Feature
Hungry India
Hungry India

IN the 2018 Global Hunger Index (GHI) released on October 11, India stands at 103 among 119 nations, and hunger levels in India are categorised by the report as “serious”.

At least one in five Indian children under the age of five suffer from “wasting” (they have extremely low weight for their height due to acute under-nutrition). The only country with a higher prevalence of child wasting than India is South Sudan.

India’s indicators in the categories of under-nourishment, child stunting and child mortality have improved since the year 2000 but “the prevalence of child wasting has actually worsened in comparison to previous reference years. It stood at 17.1% in 2000, and increased to 20% in 2005. In 2018, it stands at 21%. South Sudan’s child wasting prevalence is at 28%.”

According to the report, in South Asia, “maternal Body Mass Index (BMI) and access to improved water and sanitation are more closely associated with rates of child wasting than household wealth, suggesting that a reduction in poverty alone may not be sufficient to correct the problem…Factors that could reduce child stunting in South Asia include increased consumption of non-staple foods, access to sanitation, women’s education, access to safe water, gender equality, and national food availability.”

Even as hunger remains at these acute levels in India, the Modi Government at the Centre and the BJP Governments in badly affected states continue to focus on fuelling divisive hate campaigns rather than addressing the vital questions of nutrition, sanitation, water, and social equality.

A Right to Food Campaign report found that in the last four years of Modi Raj, an estimated 61 people across 11 states died of hunger, with Uttar Pradesh and Jharkhand topping the list with 16 deaths each.

Uttar Pradesh is in the news every other day for a communal lynching, hate crime against friendships between Hindu women and Muslim men, custodial killing/fake encounter, police atrocity or other atrocities against women and Dalits, baby deaths in hospitals, and communal violence - as well as the Chief Minister’s decisions to change names of Mughalserai or Allahabad to more Sangh-friendly names. This state is also the one Modi contested and won from in 2014 - he reportedly won’t go back to the voters of Banaras in 2019.

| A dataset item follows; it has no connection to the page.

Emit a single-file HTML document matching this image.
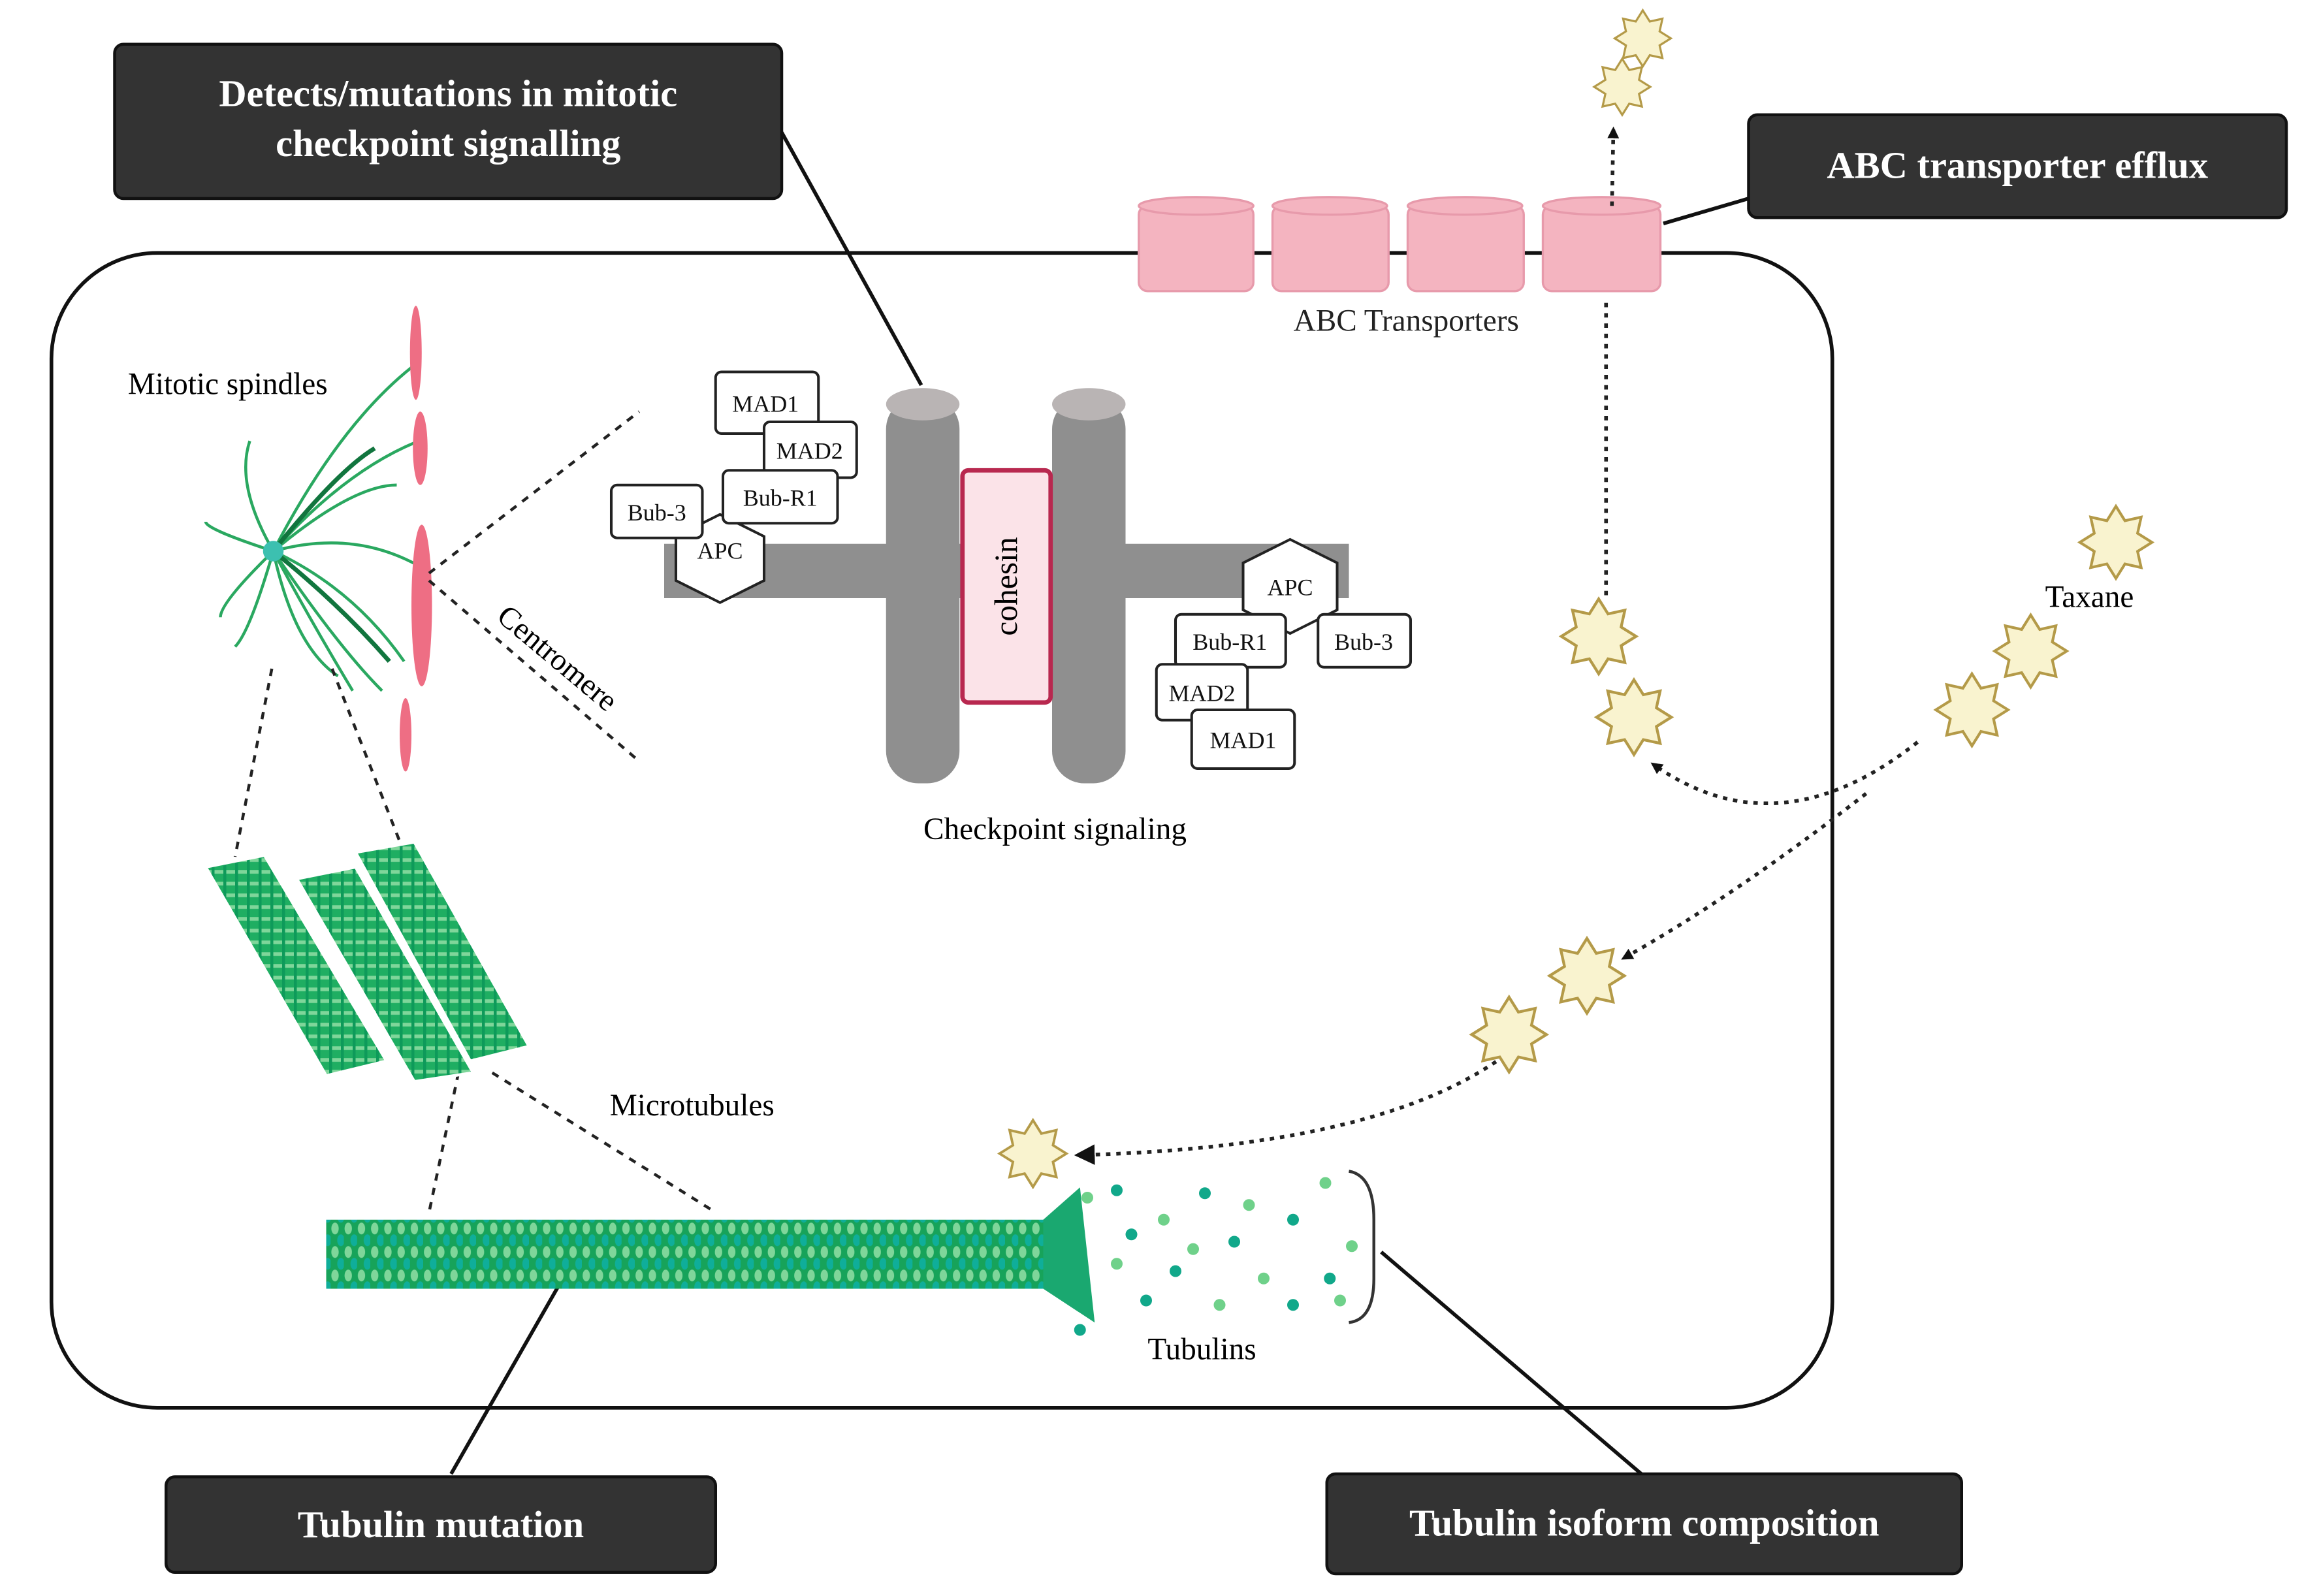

Two brothers of of Khirkia village in Kushinagar district of Uttar Pradesh (UP), Feku and Pappu, 26 and 26 years old respectively, died of starvation within 16 hours of each other on 13 and 14 September 2018. They were both from the most oppressed Musahar community of Dalits.

We may recall how in May last year, before Chief Minister Yogi Adityanath’s visit on Thursday, Musahar Dalit families of Mainpur Deenapatti village in Kushinagar district were given two bars of soap, ‘Lifebuoy’ and ‘Ghari’, and a sachet of shampoo each and asked by district authorities to “clean themselves” before attending the public meeting. An Indian Express report on this episode quoted an ASHA worker as saying about the local people, “They earn so little. Their main worry is food.” But Adityanath in his upper caste arrogance, chose to humiliate the Musahars of Kushinagar by handing out soap and shampoo, while continuing to neglect their poverty and hunger.

In Jharkhand also, of the 16 starvation deaths, 9 were women, 6 were adivasi, 5 Dalit and 5 OBC). Many of these deaths were due to the failure in the delivery of rations, and/or pension, thanks to problems in linkage/authentication of Aadhaar cards. Yet the State Governments and the Centre continue to deny starvation deaths, blame the deaths instead on various diseases, and push cash transfers instead of food rations and Aadhaar  authentication as the ‘solution’, while in fact these worsen the problem.